I spend the night in Casper and I’m up early, eager to get to my destination.

“I was halfway across America, at the dividing line between the East of my youth and the West of my future.”

                        From On the Road by Jack Kerouac

Denver is a big sprawling metropolis with a heavily trafficked, multi-laned freeway system. It reminds me of Los Angeles, the center of a spiderweb of outlying suburban areas. Castle Rock is one of those suburbs, a half an hour south of Denver. It’s seventy-eight degrees the day I arrive, the next day it’s eighty-eight. The temperature drops to twenty-six degrees overnight and a foot of snow falls.

It’s good to be with my son, Paul, and daughter in law, Heather. I’m adjusting to fitting in with a newly formed family as well as a new environment. I join a writer’s group to meet people, hike in the beautiful mountains surrounding Castle Rock, and watch my new life unfold.
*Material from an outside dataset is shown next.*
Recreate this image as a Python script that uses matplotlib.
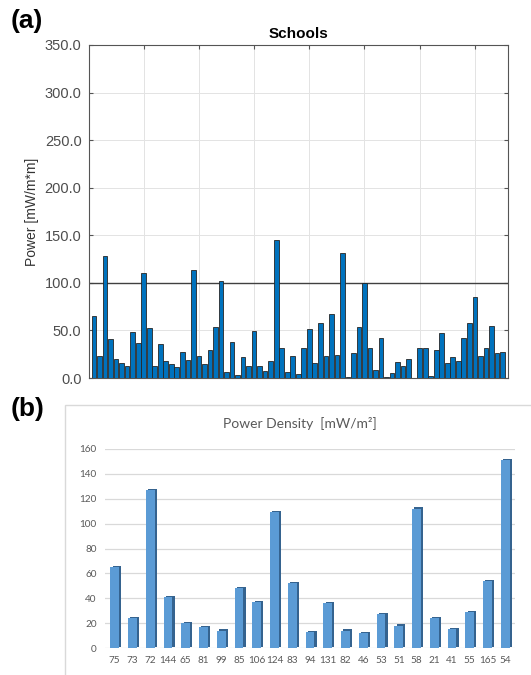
import numpy as np
import matplotlib
matplotlib.use("Agg")
import matplotlib.pyplot as plt
from matplotlib.patches import Rectangle
from matplotlib.patheffects import SimplePatchShadow, Normal

plt.rcParams["font.family"] = ["Liberation Sans", "DejaVu Sans"]

# panel (a): power per school
school_power = [65.6, 23.4, 128.7, 40.8, 19.5, 16.0, 13.1, 48.6, 37.2, 110.6,
                52.5, 13.1, 36.2, 17.4, 14.2, 12.0, 27.3, 18.4, 113.5, 23.4,
                14.5, 29.4, 53.9, 102.0, 6.4, 38.3, 3.2, 21.6, 13.1, 49.3,
                13.1, 7.1, 17.4, 145.0, 31.9, 6.4, 23.0, 4.6, 31.9, 51.4,
                16.0, 57.8, 22.7, 67.4, 23.8, 131.2, 1.0, 26.6, 53.9, 99.6,
                31.2, 8.9, 41.8, 1.0, 5.7, 16.7, 12.4, 20.2, 0.4, 31.2,
                31.2, 2.1, 29.4, 47.2, 16.0, 21.6, 18.1, 42.2, 58.2, 85.1,
                23.0, 31.2, 54.6, 26.6, 27.0]

# panel (b): power density per site
site_labels = ["75", "73", "72", "144", "65", "81", "99", "85", "106", "124",
               "83", "94", "131", "82", "46", "53", "51", "58", "21", "41",
               "55", "165", "54"]
site_density = [65, 24, 127, 41, 20, 17, 14, 48, 37, 109,
                52, 13, 36, 14, 12, 27, 18, 112, 24, 15,
                29, 54, 151]

W, H = 531, 675


def main():
    fig = plt.figure(figsize=(W / 100, H / 100), dpi=100)
    fig.patch.set_facecolor("white")

    # ---- (a) ----
    ax1 = fig.add_axes([88.5 / W, 1 - 378 / H, (508 - 88.5) / W, (378 - 45) / H])
    x = np.arange(1, len(school_power) + 1)
    ax1.bar(x, school_power, width=0.85, color="#0072BD",
            edgecolor="#262626", linewidth=0.6, zorder=3)
    ax1.set_xlim(0, 76)
    ax1.set_ylim(0, 350)
    ax1.set_yticks(np.arange(0, 351, 50))
    ax1.yaxis.set_major_formatter("{x:.1f}")
    ax1.set_xticks(np.arange(10, 71, 10))
    ax1.set_xticklabels([])
    ax1.grid(color="#e3e3e3", linewidth=0.7, zorder=0)
    ax1.axhline(100, color="#404040", linewidth=1.0, zorder=2)
    ax1.tick_params(direction="in", top=True, right=True, length=3,
                    color="#555555", labelcolor="#4d4d4d", labelsize=10.5, pad=5)
    for s in ax1.spines.values():
        s.set_color("#555555")
        s.set_linewidth(0.8)
    ax1.set_ylabel("Power [mW/m*m]", fontsize=10, color="#333333", labelpad=4)
    ax1.set_title("Schools", fontsize=11, fontweight="bold", pad=5)

    fig.text(11 / W, 1 - 21 / H, "(a)", fontsize=19, fontweight="bold", va="center")

    # ---- (b) ----
    fig.patches.append(Rectangle((65 / W, -0.1), 1.0, (1 - 405 / H) + 0.1,
                                 transform=fig.transFigure, fill=False,
                                 edgecolor="#d9d9d9", linewidth=1.0))
    fig.text(11 / W, 1 - 409 / H, "(b)", fontsize=19, fontweight="bold", va="center")

    ax2 = fig.add_axes([105 / W, 1 - 648 / H, (515 - 105) / W, (648 - 449) / H])
    xb = np.arange(len(site_labels))
    bars = ax2.bar(xb, site_density, width=0.5, color="#5B9BD5",
                   edgecolor="none", zorder=3)
    for b in bars:
        b.set_path_effects([SimplePatchShadow(offset=(1.6, 0.9),
                                              shadow_rgbFace="#35638f", alpha=1.0),
                            Normal()])
    ax2.set_xlim(-0.55, len(site_labels) - 0.45)
    ax2.set_ylim(0, 160)
    ax2.set_yticks(np.arange(0, 161, 20))
    ax2.set_xticks(xb)
    ax2.set_xticklabels(site_labels)
    ax2.grid(axis="y", color="#d9d9d9", linewidth=0.9, zorder=0)
    ax2.tick_params(length=0, labelcolor="#595959", labelsize=7.2, pad=6)
    for lab in ax2.get_xticklabels() + ax2.get_yticklabels():
        lab.set_fontfamily("Lato")
    for s in ax2.spines.values():
        s.set_visible(False)
    fig.text(300 / W, 1 - 423 / H, "Power Density  [mW/m²]", ha="center",
             va="center", fontsize=10, color="#595959", family="Lato")

    fig.savefig("out.png", dpi=100)


if __name__ == "__main__":
    main()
***As I write this, all entrances to Yellowstone Park are closed. An unusual amount of rain and spring snowmelt caused severe flooding of rivers, eroding roads, collapsing bridges, and sweeping homes into swiftly running streams. The greatest damage is to the northern entrances to the park. Until damage is fully assessed, those portions of the park may be closed for the rest of the season.

Forest fires have swept New Mexico since early April. The Black Fire in southern New Mexico has consumed over 3212,00 acres and is only 47% contained.

Because of severe drought conditions, Mendocino County, CA is running out of water.

It seems the weather is becoming more and more extreme. Extreme conditions mean extreme actions must be taken to bring humanity back into balance with nature. We need our political leaders to stop bickering with each other and work hand in hand with leaders of industry to focus on resolving these serious issues, and as individuals, we must live lightly upon the earth. I don’t like thinking about the consequences unless we act swiftly and soon.